The Scott campaign noted that vouchers are cheaper than per-student spending on public schools, an assertion confirmed by a report of the nonpartisan state Office of Program Policy Analysis and Accountability.

Sink's education plan never mentions "school choice" or "vouchers." Sink does propose more state support and new standards for voluntary pre-kindergarten, which the state supports with vouchers.

Florida gets poor marks from experts for its low spending on public schools.

But the state has been a true pioneer in school choice. Florida established Opportunity Scholarships, the first statewide voucher program in 1999 at the urging of then-Gov. Jeb Bush, who endorsed Scott last month.

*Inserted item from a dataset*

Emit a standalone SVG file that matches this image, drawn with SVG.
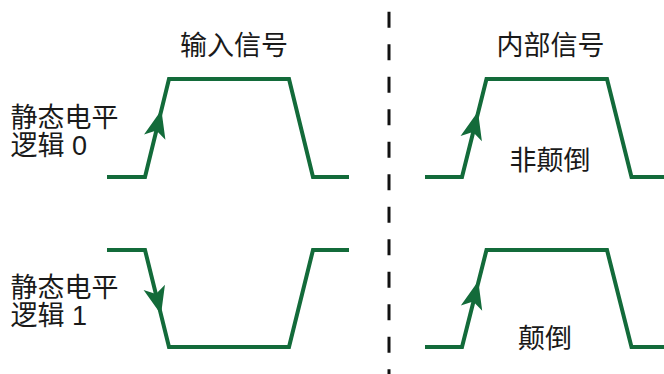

More voucher programs followed, but in 2006 the Florida Supreme Court struck down Opportunity Scholarships, partly on grounds that they funded private schools with public money.

Bush pressed the Legislature that spring to add a question to the state ballot that would enshrine vouchers in the state Constitution. Ultimately, he lost the battle to moderates in the Senate -- among them, Villalobos, who lost his post as Senate majority leader that spring after voting twice that spring against Bush's schools agenda.

Ironically, the gubernatorial candidate proposing to expand vouchers tied to the corporate income tax also wants to eliminate the tax completely.

As part of his plan to create about 700,000 jobs over seven years, Scott intends to phase out the corporate income tax over that period. His campaign said he does not have a solution to the funding problem for the vouchers program, but will find one.

While some of his school choice ideas would expand public options, he does not explain how he would expand the private ones without running afoul of constitutional prohibitions on spending state dollars on religious schools or taking money from public education to create an alternative school system.

"I'll work through that," he told reporters after a town hall meeting in Tampa. "I'm setting out how I want to make sure our students get the best education they can, and the legislation, we'll worry about that as we get there."

Scott is already proposing to cut property taxes that support public education by $1.4 billion. Schools won't lose a dime, he says, because his plan to resuscitate the economy will boost tax collections while he slashes other areas of state spending. But he has yet to specify all of the reductions he would make, however, and some that he has proposed - such as cutting the prisons budget by more than one-third -- have groups like police unions declaring his plan will harm the public.

Sink panned Scott's briefer education proposal as lacking specifics, though she has not fully explained how she would fulfill her promise to "reverse the shrinking proportion of Florida's general revenue investment in education funding."

She has already declared she's against raising taxes and is promising to trim waste and inefficiency from state spending. But her proposed cuts so far add up to about $700 million, less than one-third of the budget deficit predicted for the upcoming year.